When Jeff Potter first started working for Denver’s Frontier Airlines in 1995, it had about five airplanes. When he left the company in 2007, having served as chief executive since 2002, it had more than 60.
Potter, who was announced as Surf Air’s new chief executive last week, hopes to similarly grow the Santa Monica “all-you-can-fly” startup airline. He replaces co-founder Wade Eyerly, who resigned as chief executive.
The change comes as part of the company’s “evolution,” according to a memo sent to Surf Air members.

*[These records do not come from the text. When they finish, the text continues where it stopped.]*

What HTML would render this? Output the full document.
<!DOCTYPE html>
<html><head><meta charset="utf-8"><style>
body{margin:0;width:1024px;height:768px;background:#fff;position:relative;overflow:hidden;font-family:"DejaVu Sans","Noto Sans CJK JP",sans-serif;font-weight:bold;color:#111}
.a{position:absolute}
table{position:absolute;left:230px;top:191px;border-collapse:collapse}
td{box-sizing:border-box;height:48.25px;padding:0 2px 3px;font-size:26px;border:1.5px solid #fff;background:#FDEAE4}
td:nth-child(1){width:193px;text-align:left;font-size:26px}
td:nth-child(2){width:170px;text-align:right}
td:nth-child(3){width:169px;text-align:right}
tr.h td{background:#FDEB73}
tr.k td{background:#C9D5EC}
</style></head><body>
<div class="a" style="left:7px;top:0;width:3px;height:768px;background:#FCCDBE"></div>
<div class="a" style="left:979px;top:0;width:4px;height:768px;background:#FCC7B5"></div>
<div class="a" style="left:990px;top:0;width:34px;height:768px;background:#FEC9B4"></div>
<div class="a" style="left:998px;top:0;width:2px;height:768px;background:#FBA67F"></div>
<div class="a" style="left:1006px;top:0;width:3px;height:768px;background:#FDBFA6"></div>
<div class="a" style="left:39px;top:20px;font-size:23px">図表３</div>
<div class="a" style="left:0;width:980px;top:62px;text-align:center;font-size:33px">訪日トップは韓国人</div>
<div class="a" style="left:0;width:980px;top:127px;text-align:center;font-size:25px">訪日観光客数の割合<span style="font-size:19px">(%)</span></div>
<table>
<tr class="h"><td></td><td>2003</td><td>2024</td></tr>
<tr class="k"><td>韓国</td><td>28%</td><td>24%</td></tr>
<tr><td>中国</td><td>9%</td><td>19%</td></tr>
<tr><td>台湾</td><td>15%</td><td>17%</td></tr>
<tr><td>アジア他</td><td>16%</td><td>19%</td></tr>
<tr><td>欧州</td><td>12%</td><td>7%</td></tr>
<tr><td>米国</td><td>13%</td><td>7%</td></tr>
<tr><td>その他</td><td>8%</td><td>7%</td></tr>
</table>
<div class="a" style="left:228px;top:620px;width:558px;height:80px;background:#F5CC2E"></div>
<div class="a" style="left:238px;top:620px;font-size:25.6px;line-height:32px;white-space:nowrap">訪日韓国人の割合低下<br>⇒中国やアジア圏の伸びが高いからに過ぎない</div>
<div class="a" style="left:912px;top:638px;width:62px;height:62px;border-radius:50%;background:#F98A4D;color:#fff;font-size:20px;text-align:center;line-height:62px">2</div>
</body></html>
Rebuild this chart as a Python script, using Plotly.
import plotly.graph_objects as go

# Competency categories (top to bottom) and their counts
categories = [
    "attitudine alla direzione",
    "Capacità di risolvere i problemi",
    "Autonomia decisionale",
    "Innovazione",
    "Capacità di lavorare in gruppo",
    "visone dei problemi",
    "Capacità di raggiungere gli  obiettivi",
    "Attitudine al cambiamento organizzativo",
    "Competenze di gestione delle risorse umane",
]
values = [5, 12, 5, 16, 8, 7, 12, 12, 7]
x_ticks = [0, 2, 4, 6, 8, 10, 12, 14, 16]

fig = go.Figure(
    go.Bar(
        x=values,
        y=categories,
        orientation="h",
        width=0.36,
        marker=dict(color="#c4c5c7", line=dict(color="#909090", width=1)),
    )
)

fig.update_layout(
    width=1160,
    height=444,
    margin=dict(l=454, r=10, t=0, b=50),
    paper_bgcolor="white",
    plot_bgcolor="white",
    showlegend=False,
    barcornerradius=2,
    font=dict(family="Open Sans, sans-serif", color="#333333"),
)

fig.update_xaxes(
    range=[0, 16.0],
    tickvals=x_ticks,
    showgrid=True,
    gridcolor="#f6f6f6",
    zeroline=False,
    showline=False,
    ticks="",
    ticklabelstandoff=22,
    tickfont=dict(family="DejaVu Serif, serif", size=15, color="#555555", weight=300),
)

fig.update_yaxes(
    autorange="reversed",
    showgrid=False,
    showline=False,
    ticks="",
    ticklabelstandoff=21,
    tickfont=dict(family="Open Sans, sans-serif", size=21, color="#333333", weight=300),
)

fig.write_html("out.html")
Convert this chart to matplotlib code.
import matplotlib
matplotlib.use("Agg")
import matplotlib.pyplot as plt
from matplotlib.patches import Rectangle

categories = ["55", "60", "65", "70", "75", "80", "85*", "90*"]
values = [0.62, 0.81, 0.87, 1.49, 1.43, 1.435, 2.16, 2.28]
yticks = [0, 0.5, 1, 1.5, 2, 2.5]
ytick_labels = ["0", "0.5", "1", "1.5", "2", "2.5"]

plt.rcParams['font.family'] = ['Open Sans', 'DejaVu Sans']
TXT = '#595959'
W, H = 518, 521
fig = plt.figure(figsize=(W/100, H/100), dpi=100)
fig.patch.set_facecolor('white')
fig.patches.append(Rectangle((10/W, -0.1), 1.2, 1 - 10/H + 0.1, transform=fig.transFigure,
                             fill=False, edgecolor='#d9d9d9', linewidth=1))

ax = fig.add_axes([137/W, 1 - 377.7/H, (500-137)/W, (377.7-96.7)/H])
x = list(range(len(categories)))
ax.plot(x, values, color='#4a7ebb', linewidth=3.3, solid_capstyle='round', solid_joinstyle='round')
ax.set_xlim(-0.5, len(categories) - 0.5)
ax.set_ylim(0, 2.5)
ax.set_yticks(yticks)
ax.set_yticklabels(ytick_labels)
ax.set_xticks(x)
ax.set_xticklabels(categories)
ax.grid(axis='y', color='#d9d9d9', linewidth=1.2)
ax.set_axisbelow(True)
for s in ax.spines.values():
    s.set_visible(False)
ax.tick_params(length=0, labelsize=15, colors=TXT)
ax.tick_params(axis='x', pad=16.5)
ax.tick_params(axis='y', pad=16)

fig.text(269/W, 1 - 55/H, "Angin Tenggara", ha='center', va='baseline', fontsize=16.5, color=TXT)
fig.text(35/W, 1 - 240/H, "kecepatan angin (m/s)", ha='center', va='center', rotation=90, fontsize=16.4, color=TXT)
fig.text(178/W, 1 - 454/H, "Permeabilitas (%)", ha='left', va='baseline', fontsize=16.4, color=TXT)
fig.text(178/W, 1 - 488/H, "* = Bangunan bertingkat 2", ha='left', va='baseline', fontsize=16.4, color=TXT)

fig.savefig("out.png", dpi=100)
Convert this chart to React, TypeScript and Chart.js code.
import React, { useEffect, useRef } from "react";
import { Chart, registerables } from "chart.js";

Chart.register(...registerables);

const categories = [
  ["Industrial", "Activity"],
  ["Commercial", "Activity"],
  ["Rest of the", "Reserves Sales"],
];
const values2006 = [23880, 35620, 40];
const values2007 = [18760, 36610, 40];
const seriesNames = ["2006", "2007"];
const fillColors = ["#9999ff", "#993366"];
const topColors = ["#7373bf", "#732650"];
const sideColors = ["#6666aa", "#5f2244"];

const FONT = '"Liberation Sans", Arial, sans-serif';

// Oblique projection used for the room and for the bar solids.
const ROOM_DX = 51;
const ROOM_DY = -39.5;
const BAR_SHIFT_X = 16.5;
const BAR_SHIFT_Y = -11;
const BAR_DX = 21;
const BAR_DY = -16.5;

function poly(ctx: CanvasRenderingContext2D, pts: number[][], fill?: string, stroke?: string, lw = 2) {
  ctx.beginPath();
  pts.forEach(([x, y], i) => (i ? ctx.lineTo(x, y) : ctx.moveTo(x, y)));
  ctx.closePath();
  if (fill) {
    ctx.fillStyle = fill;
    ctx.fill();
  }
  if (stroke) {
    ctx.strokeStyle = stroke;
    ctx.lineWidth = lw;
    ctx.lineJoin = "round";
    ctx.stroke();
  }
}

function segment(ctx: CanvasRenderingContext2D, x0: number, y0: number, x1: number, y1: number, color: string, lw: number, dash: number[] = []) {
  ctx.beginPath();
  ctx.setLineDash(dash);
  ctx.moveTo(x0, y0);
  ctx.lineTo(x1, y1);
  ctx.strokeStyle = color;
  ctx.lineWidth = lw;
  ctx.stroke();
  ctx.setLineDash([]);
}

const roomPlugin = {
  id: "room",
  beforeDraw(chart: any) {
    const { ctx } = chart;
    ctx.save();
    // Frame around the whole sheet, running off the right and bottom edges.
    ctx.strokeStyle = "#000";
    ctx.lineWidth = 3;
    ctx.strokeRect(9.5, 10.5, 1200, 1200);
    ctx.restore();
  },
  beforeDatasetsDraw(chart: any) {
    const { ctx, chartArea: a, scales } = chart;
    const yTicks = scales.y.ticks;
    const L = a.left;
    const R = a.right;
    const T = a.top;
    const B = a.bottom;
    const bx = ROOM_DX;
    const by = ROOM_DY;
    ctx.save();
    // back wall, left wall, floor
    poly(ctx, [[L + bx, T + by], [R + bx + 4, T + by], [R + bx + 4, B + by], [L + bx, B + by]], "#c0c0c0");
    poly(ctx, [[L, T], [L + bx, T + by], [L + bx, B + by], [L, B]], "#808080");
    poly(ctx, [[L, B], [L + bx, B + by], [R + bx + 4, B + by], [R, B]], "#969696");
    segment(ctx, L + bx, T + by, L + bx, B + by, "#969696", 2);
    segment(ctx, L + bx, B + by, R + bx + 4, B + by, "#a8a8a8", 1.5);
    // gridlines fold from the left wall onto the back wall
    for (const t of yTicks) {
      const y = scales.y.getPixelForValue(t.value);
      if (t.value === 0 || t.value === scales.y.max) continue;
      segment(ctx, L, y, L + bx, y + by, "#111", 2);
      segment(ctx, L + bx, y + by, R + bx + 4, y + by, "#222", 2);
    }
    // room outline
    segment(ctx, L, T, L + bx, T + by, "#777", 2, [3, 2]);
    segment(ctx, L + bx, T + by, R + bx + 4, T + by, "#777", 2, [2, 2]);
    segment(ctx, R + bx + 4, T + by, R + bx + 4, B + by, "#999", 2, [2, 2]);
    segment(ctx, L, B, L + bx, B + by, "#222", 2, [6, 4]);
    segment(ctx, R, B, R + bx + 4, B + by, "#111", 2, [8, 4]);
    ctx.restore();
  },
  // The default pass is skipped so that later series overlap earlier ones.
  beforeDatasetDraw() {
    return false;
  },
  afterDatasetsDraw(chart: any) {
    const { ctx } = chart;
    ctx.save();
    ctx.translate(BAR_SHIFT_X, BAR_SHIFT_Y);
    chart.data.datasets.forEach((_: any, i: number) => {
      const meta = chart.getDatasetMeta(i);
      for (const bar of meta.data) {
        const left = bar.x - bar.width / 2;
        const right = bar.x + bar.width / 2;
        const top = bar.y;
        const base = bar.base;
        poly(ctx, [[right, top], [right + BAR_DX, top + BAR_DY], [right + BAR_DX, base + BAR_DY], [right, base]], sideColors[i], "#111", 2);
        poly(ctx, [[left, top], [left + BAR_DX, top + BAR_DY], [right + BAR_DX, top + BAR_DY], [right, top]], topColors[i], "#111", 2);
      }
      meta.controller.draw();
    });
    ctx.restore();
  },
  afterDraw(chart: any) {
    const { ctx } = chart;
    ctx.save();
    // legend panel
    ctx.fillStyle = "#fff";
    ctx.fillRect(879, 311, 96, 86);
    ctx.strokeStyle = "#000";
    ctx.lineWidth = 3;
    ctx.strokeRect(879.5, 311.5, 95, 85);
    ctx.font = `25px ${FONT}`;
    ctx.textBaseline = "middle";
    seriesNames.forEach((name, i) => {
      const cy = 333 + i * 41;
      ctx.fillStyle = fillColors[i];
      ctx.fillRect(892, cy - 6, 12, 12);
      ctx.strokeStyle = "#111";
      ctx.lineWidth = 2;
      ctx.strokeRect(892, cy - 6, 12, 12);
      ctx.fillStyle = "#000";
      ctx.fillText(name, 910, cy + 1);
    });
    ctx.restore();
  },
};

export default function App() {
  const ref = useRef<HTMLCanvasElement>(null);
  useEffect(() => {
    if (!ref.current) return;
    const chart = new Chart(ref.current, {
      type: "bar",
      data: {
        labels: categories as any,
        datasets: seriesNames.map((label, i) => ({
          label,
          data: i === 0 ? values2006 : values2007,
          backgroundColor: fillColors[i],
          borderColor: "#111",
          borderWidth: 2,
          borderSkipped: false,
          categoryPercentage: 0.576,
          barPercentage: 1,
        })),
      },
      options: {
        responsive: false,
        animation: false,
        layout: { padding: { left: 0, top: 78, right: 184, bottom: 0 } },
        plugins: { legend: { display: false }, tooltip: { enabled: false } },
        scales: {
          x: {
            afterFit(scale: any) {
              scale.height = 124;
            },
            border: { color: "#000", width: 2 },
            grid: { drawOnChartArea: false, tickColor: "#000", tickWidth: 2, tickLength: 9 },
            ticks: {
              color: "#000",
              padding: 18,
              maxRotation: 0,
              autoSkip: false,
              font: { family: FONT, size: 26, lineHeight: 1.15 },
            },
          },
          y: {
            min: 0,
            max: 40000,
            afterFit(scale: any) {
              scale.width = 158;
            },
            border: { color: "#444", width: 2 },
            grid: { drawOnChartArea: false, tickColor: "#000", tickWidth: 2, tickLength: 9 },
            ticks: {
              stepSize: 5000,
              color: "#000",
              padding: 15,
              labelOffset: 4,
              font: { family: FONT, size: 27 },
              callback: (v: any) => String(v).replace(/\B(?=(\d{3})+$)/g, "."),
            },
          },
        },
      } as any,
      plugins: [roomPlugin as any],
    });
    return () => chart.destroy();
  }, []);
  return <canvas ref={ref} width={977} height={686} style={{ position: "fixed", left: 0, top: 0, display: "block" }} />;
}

“We are extremely excited for the future and welcome the new leadership team as we begin the next step to grow Surf Air into the company we all know it can become,” the memo stated.
Launched last year, Surf Air, which has 434 members who pay around $1,600 a month for an unlimited number of flights on its fleet of three airplanes, is expanding its service area as part of that next step.
The airline, which is marketed to tech executives, flies out of Hawthorne and Burbank Bob Hope airports to San Carlos Airport in the Bay Area and Santa Barbara Municipal Airport.
Shortly before Eyerly resigned, the company announced new service to Las Vegas and Truckee. The Las Vegas route will start March 21 and flights to Truckee, near Lake Tahoe, will start May 2, pending government clearance.
“It’s a great model,” Potter said. “A lot of credit goes to the founding members. Our immediate focus is to continue to grow and expand our footprint in the Southwest region.”
In addition to its new routes, the airline hopes to add such destinations as San Diego, Napa, Palm Springs, Orange County and Sacramento.
Potter said his other goal is to raise another round of funding, though he did not disclose how much. The company had raised $11 million as of June.
Jack Keady, president of Playa del Rey airline consultancy Keady Transportation Consulting, said funding will be one of the biggest challenges Potter will face.
“An airline has never been able to achieve critical mass with less than $20 million of funding,” he said. “Many have gone under with $150 million. Big airlines lose money and a small airline with startup costs will have challenges.”
Still, Keady said that Potter could help going forward.
“He’s got credibility,” he said. “He’s an airline guy operating the thing. He’s not going to make some boneheaded mistakes.”
Frontier filed for Chapter 11 bankruptcy protection in 2008.